Not a single word is wasted.
Usage Examples
- I rebelled back then, but “a parent’s advice and cold sake take effect later” really is true
- They say “a parent’s advice and cold sake take effect later,” so even if my son doesn’t understand now, he’ll get it someday
Universal Wisdom
This proverb reveals a universal truth: human growth requires time. You can understand knowledge with your head.
But wisdom only comes through experience. What parents try to pass on is exactly this experience-based wisdom.
Youth has wonderful power. The courage to try new things. Free thinking unconstrained by convention. Hope for the future.
But youth also has limits. You can’t truly grasp the weight of things you haven’t experienced yet.
When parents say “you should do it this way,” it’s not just an opinion. Often it’s a lesson they learned through their own pain and failures.
The human brain remembers lessons from personal experience more deeply than abstract advice. That’s why parental words might not resonate in the moment.
But later, when you face similar situations, they resurface from deep in your memory.
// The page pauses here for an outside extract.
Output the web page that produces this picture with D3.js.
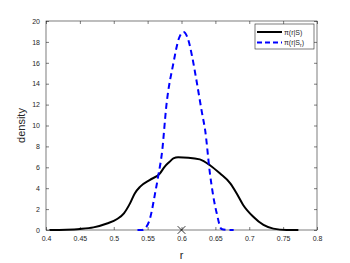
<!DOCTYPE html>
<html>
<head>
<meta charset="utf-8">
<script src="https://cdn.jsdelivr.net/npm/d3@7"></script>
<style>
  body { margin: 0; background: #fff; }
  svg { display: block; font-family: "Liberation Sans", Arial, sans-serif; }
</style>
</head>
<body>
<div id="chart"></div>
<script>
// Density of r given S (black, solid)
const rS = [0.405, 0.43, 0.45, 0.47, 0.49, 0.505, 0.515, 0.524, 0.531, 0.539, 0.5535, 0.568, 0.575, 0.582, 0.588, 0.595, 0.61, 0.627, 0.642, 0.657, 0.672, 0.6815, 0.691, 0.706, 0.721, 0.7355, 0.755, 0.7725];
const densS = [0.0, 0.03, 0.1, 0.25, 0.62, 1.05, 1.6, 2.55, 3.5, 4.15, 4.8, 5.4, 6.05, 6.5, 6.85, 6.95, 6.92, 6.76, 6.2, 5.4, 4.47, 3.5, 2.4, 1.27, 0.48, 0.13, 0.0, 0.0];

// Density of r given S_r (blue, dashed)
const rSr = [0.535, 0.541, 0.546, 0.5535, 0.561, 0.566, 0.571, 0.578, 0.588, 0.596, 0.603, 0.61, 0.616, 0.622, 0.63, 0.635, 0.642, 0.647, 0.652, 0.659, 0.666, 0.677];
const densSr = [0.0, 0.0, 0.15, 1.1, 3.5, 5.3, 7.3, 12.1, 15.95, 18.3, 18.95, 18.2, 16.5, 14.35, 11.3, 9.5, 5.4, 3.2, 1.6, 0.1, 0.02, 0.0];

const xTicks = [0.4, 0.45, 0.5, 0.55, 0.6, 0.65, 0.7, 0.75, 0.8];
const yTicks = [0, 2, 4, 6, 8, 10, 12, 14, 16, 18, 20];
const markerR = 0.6;

const width = 350, height = 263;
const margin = { top: 21, right: 33, bottom: 33, left: 46 };
const w = width - margin.left - margin.right;
const h = height - margin.top - margin.bottom;

const svg = d3.select("#chart").append("svg")
    .attr("width", width)
    .attr("height", height);

const g = svg.append("g")
    .attr("transform", `translate(${margin.left},${margin.top})`);

const x = d3.scaleLinear().domain([0.4, 0.8]).range([0, w]);
const y = d3.scaleLinear().domain([0, 20]).range([h, 0]);

const axisColor = "#262626";

// axes with inward ticks on all four sides (box on)
function styleAxis(sel) {
    sel.selectAll("path, line").attr("stroke", axisColor).attr("stroke-width", 0.6);
    sel.selectAll("text").attr("fill", axisColor).style("font-size", "7px");
}

g.append("g")
    .attr("transform", `translate(0,${h})`)
    .call(d3.axisBottom(x).tickValues(xTicks).tickFormat(d3.format("")).tickSizeInner(-3).tickSizeOuter(0).tickPadding(6))
    .call(styleAxis)
    .call(s => s.select(".domain").remove());

g.append("g")
    .call(d3.axisLeft(y).tickValues(yTicks).tickSizeInner(-3).tickSizeOuter(0).tickPadding(6))
    .call(styleAxis)
    .call(s => s.select(".domain").remove());

g.append("g")
    .call(d3.axisTop(x).tickValues(xTicks).tickFormat("").tickSizeInner(-3).tickSizeOuter(0))
    .call(styleAxis)
    .call(s => s.select(".domain").remove());

g.append("g")
    .attr("transform", `translate(${w},0)`)
    .call(d3.axisRight(y).tickValues(yTicks).tickFormat("").tickSizeInner(-3).tickSizeOuter(0))
    .call(styleAxis)
    .call(s => s.select(".domain").remove());

g.append("rect")
    .attr("width", w)
    .attr("height", h)
    .attr("fill", "none")
    .attr("stroke", axisColor)
    .attr("stroke-width", 0.6);

// axis labels
svg.append("text")
    .attr("x", margin.left + w / 2)
    .attr("y", 259)
    .attr("text-anchor", "middle")
    .style("font-size", "11px")
    .attr("fill", axisColor)
    .text("r");

svg.append("text")
    .attr("transform", `translate(25,${margin.top + h / 2}) rotate(-90)`)
    .attr("text-anchor", "middle")
    .style("font-size", "11px")
    .attr("fill", axisColor)
    .text("density");

// curves
const line = d3.line()
    .x(d => x(d[0]))
    .y(d => y(d[1]))
    .curve(d3.curveMonotoneX);

g.append("path")
    .datum(d3.zip(rS, densS))
    .attr("d", line)
    .attr("fill", "none")
    .attr("stroke", "#000")
    .attr("stroke-width", 2);

g.append("path")
    .datum(d3.zip(rSr, densSr))
    .attr("d", line)
    .attr("fill", "none")
    .attr("stroke", "#0000ff")
    .attr("stroke-width", 2)
    .attr("stroke-dasharray", "6,4");

// x marker at r = 0.6
g.append("path")
    .attr("d", d3.symbol(d3.symbolX, 40)())
    .attr("transform", `translate(${x(markerR)},${y(0)})`)
    .attr("fill", "none")
    .attr("stroke", "#000")
    .attr("stroke-width", 0.8);

// legend
const legend = svg.append("g").attr("transform", "translate(255,24)");
legend.append("rect")
    .attr("width", 59)
    .attr("height", 25)
    .attr("fill", "#fff")
    .attr("stroke", axisColor)
    .attr("stroke-width", 0.6);

const items = [
    { main: "π(r|S)", sub: "", color: "#000", dash: null, close: "" },
    { main: "π(r|S", sub: "r", color: "#0000ff", dash: "5,3", close: ")" }
];
items.forEach((it, i) => {
    const row = legend.append("g").attr("transform", `translate(0,${8 + i * 10.5})`);
    row.append("line")
        .attr("x1", 2).attr("x2", 27)
        .attr("stroke", it.color)
        .attr("stroke-width", 2)
        .attr("stroke-dasharray", it.dash);
    const t = row.append("text")
        .attr("x", 29)
        .attr("y", 2.5)
        .style("font-size", "7px")
        .attr("fill", axisColor);
    t.append("tspan").text(it.main);
    if (it.sub) {
        t.append("tspan").attr("dy", 2).style("font-size", "5px").text(it.sub);
        t.append("tspan").attr("dy", -2).text(it.close);
    }
});
</script>
</body>
</html>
That moment of realization—”So this is what my parents meant back then”—is a universal human experience. Many people go through it.
This proverb represents humanity’s essential practice of passing wisdom across generations. Wisdom inherited from parent to child, then child to grandchild, continues working across time.
When AI Hears This
In control engineering, the time delay between pressing a switch and the machine responding is called “dead time.”
Just 0.5 seconds of delay makes proper human operation impossible.
Imagine a car that starts turning 0.5 seconds after you turn the wheel. Before a curve, you think “it’s not turning yet” and turn the wheel more.
Then both actions take effect at once with a delay, causing a sharp turn. This is the danger of “dead time systems.”
Parental advice and cold sake both have this structure. Cold sake doesn’t make you feel drunk right away.
So you keep drinking past the right amount. Thirty minutes later, absorption progresses. By then you’ve already drunk too much.
Parental advice works the same way. You ignore it because you don’t see immediate effects.
Years later when you regret “I should have listened back then,” it’s already hard to fix things.
In engineering, mathematical formulas prove that systems with longer dead time are harder to control. They’re more prone to going out of control.
The more important a life decision, the longer it takes to see results.
Career choices, relationships, health management. These are all “systems with long dead time.”
So humans need to trust advice without immediate effects, just like airplane pilots trust their instruments.
This proverb is control theory itself, targeting human cognitive limits.
Lessons for Today
This proverb teaches modern people the humility to value things we can’t understand immediately.
In today’s world where information comes instantly, we tend to dismiss anything we can’t grasp right away as worthless.
But many of life’s important lessons soak into your heart slowly over time.
If you’re young, you don’t need to reject your parents’ or mentors’ words just because you can’t relate to them now.
Just keeping them in a corner of your mind is enough. Someday those words might become a staff that supports you.
On the other hand, if you’re a parent or mentor, don’t worry if your words aren’t understood immediately.
There’s meaning in continuing to share your words, like planting seeds. Those seeds will sprout when the right time comes.
What matters is not giving up on dialogue across generations. Accept that understanding takes time.
Have tolerance for each other with this premise. That’s the warm message this proverb gives to those of us living today.